• Directions
Reproduce this listing in full.

• Data shown
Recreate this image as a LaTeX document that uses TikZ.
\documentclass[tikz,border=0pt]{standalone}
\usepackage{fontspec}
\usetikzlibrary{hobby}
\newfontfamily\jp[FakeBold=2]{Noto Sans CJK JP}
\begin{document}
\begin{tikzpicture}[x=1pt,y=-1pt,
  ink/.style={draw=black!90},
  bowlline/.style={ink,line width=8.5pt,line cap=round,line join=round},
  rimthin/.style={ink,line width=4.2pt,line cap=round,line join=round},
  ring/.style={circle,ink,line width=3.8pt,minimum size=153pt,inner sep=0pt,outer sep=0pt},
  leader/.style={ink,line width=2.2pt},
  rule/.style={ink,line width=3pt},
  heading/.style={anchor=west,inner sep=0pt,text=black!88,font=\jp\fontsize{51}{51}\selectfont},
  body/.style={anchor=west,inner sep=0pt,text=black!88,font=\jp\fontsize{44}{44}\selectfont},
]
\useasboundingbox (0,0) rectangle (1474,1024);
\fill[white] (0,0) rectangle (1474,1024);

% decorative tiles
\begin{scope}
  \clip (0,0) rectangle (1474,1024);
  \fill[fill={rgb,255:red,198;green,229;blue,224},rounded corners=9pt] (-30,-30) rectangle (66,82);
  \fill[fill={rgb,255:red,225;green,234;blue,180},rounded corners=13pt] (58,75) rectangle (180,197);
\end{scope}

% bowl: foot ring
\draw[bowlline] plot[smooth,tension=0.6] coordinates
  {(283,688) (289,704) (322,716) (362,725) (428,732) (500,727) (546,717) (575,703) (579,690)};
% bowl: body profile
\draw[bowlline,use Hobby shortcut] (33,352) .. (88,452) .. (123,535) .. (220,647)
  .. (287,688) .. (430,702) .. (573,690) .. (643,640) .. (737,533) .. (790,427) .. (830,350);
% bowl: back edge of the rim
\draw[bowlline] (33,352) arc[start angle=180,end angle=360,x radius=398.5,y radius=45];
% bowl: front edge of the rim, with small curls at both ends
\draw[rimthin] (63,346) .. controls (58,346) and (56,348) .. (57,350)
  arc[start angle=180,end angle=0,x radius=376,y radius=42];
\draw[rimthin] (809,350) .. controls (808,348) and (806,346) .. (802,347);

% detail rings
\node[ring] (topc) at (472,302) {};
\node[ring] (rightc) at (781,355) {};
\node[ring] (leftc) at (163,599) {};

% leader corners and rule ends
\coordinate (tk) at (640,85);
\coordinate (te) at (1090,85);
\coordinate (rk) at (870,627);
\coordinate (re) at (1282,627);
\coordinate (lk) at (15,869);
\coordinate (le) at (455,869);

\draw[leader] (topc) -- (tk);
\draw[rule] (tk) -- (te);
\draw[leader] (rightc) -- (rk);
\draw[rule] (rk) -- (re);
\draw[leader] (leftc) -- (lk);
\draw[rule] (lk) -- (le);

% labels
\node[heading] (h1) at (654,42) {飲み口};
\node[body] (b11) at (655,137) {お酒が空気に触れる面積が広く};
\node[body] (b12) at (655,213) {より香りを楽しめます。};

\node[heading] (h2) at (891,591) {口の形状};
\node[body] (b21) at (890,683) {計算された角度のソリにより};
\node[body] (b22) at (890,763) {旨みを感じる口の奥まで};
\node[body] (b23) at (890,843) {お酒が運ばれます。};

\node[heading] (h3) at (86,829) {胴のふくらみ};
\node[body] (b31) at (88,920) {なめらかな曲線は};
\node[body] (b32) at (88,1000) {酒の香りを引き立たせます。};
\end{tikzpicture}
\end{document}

• Solution to this task
Recreate this image as a LaTeX document that uses TikZ.
\documentclass[tikz,border=0pt]{standalone}
\usepackage{fontspec}
\usetikzlibrary{hobby}
\newfontfamily\jp[FakeBold=2]{Noto Sans CJK JP}
\begin{document}
\begin{tikzpicture}[x=1pt,y=-1pt,
  ink/.style={draw=black!90},
  bowlline/.style={ink,line width=8.5pt,line cap=round,line join=round},
  rimthin/.style={ink,line width=4.2pt,line cap=round,line join=round},
  ring/.style={circle,ink,line width=3.8pt,minimum size=153pt,inner sep=0pt,outer sep=0pt},
  leader/.style={ink,line width=2.2pt},
  rule/.style={ink,line width=3pt},
  heading/.style={anchor=west,inner sep=0pt,text=black!88,font=\jp\fontsize{51}{51}\selectfont},
  body/.style={anchor=west,inner sep=0pt,text=black!88,font=\jp\fontsize{44}{44}\selectfont},
]
\useasboundingbox (0,0) rectangle (1474,1024);
\fill[white] (0,0) rectangle (1474,1024);

% decorative tiles
\begin{scope}
  \clip (0,0) rectangle (1474,1024);
  \fill[fill={rgb,255:red,198;green,229;blue,224},rounded corners=9pt] (-30,-30) rectangle (66,82);
  \fill[fill={rgb,255:red,225;green,234;blue,180},rounded corners=13pt] (58,75) rectangle (180,197);
\end{scope}

% bowl: foot ring
\draw[bowlline] plot[smooth,tension=0.6] coordinates
  {(283,688) (289,704) (322,716) (362,725) (428,732) (500,727) (546,717) (575,703) (579,690)};
% bowl: body profile
\draw[bowlline,use Hobby shortcut] (33,352) .. (88,452) .. (123,535) .. (220,647)
  .. (287,688) .. (430,702) .. (573,690) .. (643,640) .. (737,533) .. (790,427) .. (830,350);
% bowl: back edge of the rim
\draw[bowlline] (33,352) arc[start angle=180,end angle=360,x radius=398.5,y radius=45];
% bowl: front edge of the rim, with small curls at both ends
\draw[rimthin] (63,346) .. controls (58,346) and (56,348) .. (57,350)
  arc[start angle=180,end angle=0,x radius=376,y radius=42];
\draw[rimthin] (809,350) .. controls (808,348) and (806,346) .. (802,347);

% detail rings
\node[ring] (topc) at (472,302) {};
\node[ring] (rightc) at (781,355) {};
\node[ring] (leftc) at (163,599) {};

% leader corners and rule ends
\coordinate (tk) at (640,85);
\coordinate (te) at (1090,85);
\coordinate (rk) at (870,627);
\coordinate (re) at (1282,627);
\coordinate (lk) at (15,869);
\coordinate (le) at (455,869);

\draw[leader] (topc) -- (tk);
\draw[rule] (tk) -- (te);
\draw[leader] (rightc) -- (rk);
\draw[rule] (rk) -- (re);
\draw[leader] (leftc) -- (lk);
\draw[rule] (lk) -- (le);

% labels
\node[heading] (h1) at (654,42) {飲み口};
\node[body] (b11) at (655,137) {お酒が空気に触れる面積が広く};
\node[body] (b12) at (655,213) {より香りを楽しめます。};

\node[heading] (h2) at (891,591) {口の形状};
\node[body] (b21) at (890,683) {計算された角度のソリにより};
\node[body] (b22) at (890,763) {旨みを感じる口の奥まで};
\node[body] (b23) at (890,843) {お酒が運ばれます。};

\node[heading] (h3) at (86,829) {胴のふくらみ};
\node[body] (b31) at (88,920) {なめらかな曲線は};
\node[body] (b32) at (88,1000) {酒の香りを引き立たせます。};
\end{tikzpicture}
\end{document}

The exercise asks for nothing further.